• PROBLEM TO WORK ON:
Copy the lines of the data below exactly, starting at the first and stopping after the line that contains "(266.5,4.5) rectangle (695,533.5);"; include no pictures.

━━━━━ DATA EXCERPT

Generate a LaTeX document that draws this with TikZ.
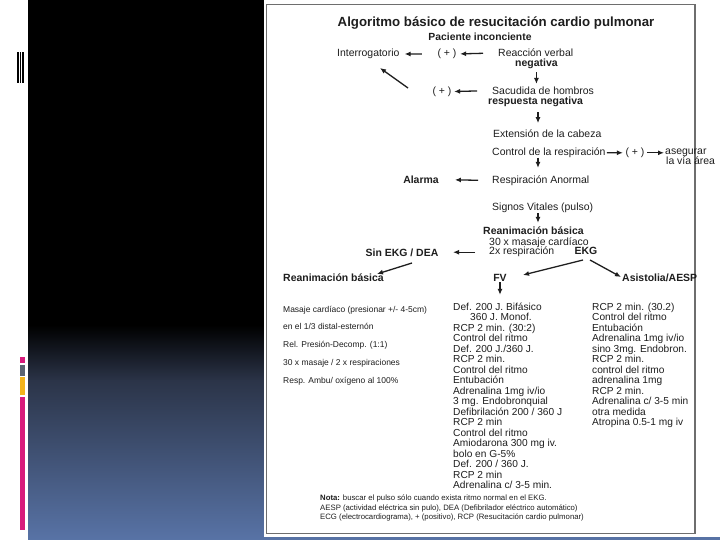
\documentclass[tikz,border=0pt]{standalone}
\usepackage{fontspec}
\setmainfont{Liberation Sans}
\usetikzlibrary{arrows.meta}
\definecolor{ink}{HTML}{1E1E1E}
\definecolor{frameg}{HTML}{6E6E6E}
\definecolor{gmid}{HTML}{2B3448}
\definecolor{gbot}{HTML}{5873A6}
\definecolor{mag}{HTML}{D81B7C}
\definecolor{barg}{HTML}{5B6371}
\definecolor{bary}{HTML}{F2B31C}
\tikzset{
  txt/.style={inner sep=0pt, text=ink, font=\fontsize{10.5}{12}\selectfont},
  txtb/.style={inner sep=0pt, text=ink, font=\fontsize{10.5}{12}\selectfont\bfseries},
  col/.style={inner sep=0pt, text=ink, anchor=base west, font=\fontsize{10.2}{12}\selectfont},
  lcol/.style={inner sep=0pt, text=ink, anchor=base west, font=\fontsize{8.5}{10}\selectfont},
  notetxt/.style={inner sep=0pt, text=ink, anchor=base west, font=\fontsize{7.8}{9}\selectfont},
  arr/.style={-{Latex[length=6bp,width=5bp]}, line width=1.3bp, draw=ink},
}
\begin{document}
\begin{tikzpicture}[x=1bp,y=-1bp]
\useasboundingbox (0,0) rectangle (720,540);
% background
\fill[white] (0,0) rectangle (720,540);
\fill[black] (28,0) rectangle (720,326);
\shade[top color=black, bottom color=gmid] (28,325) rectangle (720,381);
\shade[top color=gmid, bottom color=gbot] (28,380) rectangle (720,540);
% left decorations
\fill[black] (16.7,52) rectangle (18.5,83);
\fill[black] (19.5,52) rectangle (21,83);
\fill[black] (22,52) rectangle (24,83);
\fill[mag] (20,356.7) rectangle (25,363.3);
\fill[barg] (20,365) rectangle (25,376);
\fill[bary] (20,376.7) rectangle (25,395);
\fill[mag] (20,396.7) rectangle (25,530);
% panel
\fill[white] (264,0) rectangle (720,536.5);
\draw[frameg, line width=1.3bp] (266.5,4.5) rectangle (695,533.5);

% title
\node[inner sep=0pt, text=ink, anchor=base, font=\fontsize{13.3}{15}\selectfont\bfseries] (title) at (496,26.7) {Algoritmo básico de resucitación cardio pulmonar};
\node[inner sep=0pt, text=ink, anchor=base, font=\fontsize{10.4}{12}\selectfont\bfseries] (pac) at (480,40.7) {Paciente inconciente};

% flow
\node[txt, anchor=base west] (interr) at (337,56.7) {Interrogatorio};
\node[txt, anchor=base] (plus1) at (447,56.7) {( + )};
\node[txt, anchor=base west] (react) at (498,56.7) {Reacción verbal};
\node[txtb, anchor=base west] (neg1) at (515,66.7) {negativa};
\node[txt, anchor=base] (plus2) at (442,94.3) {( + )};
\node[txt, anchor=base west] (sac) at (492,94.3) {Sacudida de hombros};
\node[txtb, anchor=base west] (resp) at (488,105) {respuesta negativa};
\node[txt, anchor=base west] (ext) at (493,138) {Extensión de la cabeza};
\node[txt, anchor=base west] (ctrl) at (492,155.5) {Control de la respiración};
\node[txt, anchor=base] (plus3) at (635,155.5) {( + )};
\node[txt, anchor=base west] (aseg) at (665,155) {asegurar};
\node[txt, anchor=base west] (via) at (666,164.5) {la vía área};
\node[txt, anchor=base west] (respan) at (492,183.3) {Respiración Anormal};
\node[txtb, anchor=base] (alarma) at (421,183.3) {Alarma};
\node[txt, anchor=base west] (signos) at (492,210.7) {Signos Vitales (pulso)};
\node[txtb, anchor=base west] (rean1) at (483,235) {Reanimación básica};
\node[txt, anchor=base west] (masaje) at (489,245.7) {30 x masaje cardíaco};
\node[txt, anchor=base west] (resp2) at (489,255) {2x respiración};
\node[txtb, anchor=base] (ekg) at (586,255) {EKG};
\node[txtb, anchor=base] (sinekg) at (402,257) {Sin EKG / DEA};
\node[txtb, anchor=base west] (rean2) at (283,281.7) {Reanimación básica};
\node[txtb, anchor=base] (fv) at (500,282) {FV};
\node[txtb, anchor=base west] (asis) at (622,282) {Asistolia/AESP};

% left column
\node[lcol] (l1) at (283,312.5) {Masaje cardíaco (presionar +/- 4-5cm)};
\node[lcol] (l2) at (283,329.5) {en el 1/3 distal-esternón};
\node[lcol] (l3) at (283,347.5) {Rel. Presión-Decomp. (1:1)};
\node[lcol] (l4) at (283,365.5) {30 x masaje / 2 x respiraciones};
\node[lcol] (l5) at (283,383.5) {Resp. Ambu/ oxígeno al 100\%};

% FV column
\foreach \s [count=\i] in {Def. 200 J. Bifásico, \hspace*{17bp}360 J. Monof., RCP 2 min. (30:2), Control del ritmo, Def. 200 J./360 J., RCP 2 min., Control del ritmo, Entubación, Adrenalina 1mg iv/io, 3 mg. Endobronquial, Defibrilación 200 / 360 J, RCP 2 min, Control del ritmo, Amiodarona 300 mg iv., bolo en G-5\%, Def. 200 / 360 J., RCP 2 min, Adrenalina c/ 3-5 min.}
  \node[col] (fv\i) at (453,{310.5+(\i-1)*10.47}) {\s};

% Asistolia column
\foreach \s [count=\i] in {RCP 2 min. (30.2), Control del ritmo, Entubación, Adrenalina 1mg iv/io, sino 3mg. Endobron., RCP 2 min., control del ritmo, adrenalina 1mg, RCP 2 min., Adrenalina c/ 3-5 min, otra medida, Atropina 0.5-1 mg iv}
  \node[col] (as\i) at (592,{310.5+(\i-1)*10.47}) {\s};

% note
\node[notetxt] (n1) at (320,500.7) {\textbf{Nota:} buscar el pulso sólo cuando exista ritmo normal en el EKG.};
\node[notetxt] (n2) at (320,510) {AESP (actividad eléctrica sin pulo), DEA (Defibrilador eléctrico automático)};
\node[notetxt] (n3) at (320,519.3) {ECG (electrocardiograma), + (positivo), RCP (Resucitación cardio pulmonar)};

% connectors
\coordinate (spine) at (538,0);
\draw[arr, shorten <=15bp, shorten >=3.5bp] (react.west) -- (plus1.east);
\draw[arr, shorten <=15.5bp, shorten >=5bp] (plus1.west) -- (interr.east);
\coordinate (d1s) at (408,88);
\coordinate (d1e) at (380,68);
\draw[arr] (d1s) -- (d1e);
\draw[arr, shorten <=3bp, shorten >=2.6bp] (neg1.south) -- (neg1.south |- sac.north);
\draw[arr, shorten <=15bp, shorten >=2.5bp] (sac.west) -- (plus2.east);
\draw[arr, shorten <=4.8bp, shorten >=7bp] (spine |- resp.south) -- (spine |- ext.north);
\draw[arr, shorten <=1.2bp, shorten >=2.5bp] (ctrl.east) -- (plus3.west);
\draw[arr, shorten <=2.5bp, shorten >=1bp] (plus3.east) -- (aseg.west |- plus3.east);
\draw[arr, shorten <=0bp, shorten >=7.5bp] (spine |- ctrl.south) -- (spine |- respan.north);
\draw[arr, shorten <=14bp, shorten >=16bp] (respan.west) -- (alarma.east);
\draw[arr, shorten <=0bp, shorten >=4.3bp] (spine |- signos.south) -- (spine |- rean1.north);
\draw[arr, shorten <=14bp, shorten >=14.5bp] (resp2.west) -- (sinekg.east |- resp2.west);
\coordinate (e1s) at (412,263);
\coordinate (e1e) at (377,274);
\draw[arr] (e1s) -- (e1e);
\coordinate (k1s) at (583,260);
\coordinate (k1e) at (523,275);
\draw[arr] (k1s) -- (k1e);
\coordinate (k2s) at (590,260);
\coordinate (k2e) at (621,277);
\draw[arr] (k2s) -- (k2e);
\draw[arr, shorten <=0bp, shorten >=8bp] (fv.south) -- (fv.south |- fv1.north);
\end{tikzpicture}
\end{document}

━━━━━━━━━━

• TASK ANSWER:
Generate a LaTeX document that draws this with TikZ.
\documentclass[tikz,border=0pt]{standalone}
\usepackage{fontspec}
\setmainfont{Liberation Sans}
\usetikzlibrary{arrows.meta}
\definecolor{ink}{HTML}{1E1E1E}
\definecolor{frameg}{HTML}{6E6E6E}
\definecolor{gmid}{HTML}{2B3448}
\definecolor{gbot}{HTML}{5873A6}
\definecolor{mag}{HTML}{D81B7C}
\definecolor{barg}{HTML}{5B6371}
\definecolor{bary}{HTML}{F2B31C}
\tikzset{
  txt/.style={inner sep=0pt, text=ink, font=\fontsize{10.5}{12}\selectfont},
  txtb/.style={inner sep=0pt, text=ink, font=\fontsize{10.5}{12}\selectfont\bfseries},
  col/.style={inner sep=0pt, text=ink, anchor=base west, font=\fontsize{10.2}{12}\selectfont},
  lcol/.style={inner sep=0pt, text=ink, anchor=base west, font=\fontsize{8.5}{10}\selectfont},
  notetxt/.style={inner sep=0pt, text=ink, anchor=base west, font=\fontsize{7.8}{9}\selectfont},
  arr/.style={-{Latex[length=6bp,width=5bp]}, line width=1.3bp, draw=ink},
}
\begin{document}
\begin{tikzpicture}[x=1bp,y=-1bp]
\useasboundingbox (0,0) rectangle (720,540);
% background
\fill[white] (0,0) rectangle (720,540);
\fill[black] (28,0) rectangle (720,326);
\shade[top color=black, bottom color=gmid] (28,325) rectangle (720,381);
\shade[top color=gmid, bottom color=gbot] (28,380) rectangle (720,540);
% left decorations
\fill[black] (16.7,52) rectangle (18.5,83);
\fill[black] (19.5,52) rectangle (21,83);
\fill[black] (22,52) rectangle (24,83);
\fill[mag] (20,356.7) rectangle (25,363.3);
\fill[barg] (20,365) rectangle (25,376);
\fill[bary] (20,376.7) rectangle (25,395);
\fill[mag] (20,396.7) rectangle (25,530);
% panel
\fill[white] (264,0) rectangle (720,536.5);
\draw[frameg, line width=1.3bp] (266.5,4.5) rectangle (695,533.5);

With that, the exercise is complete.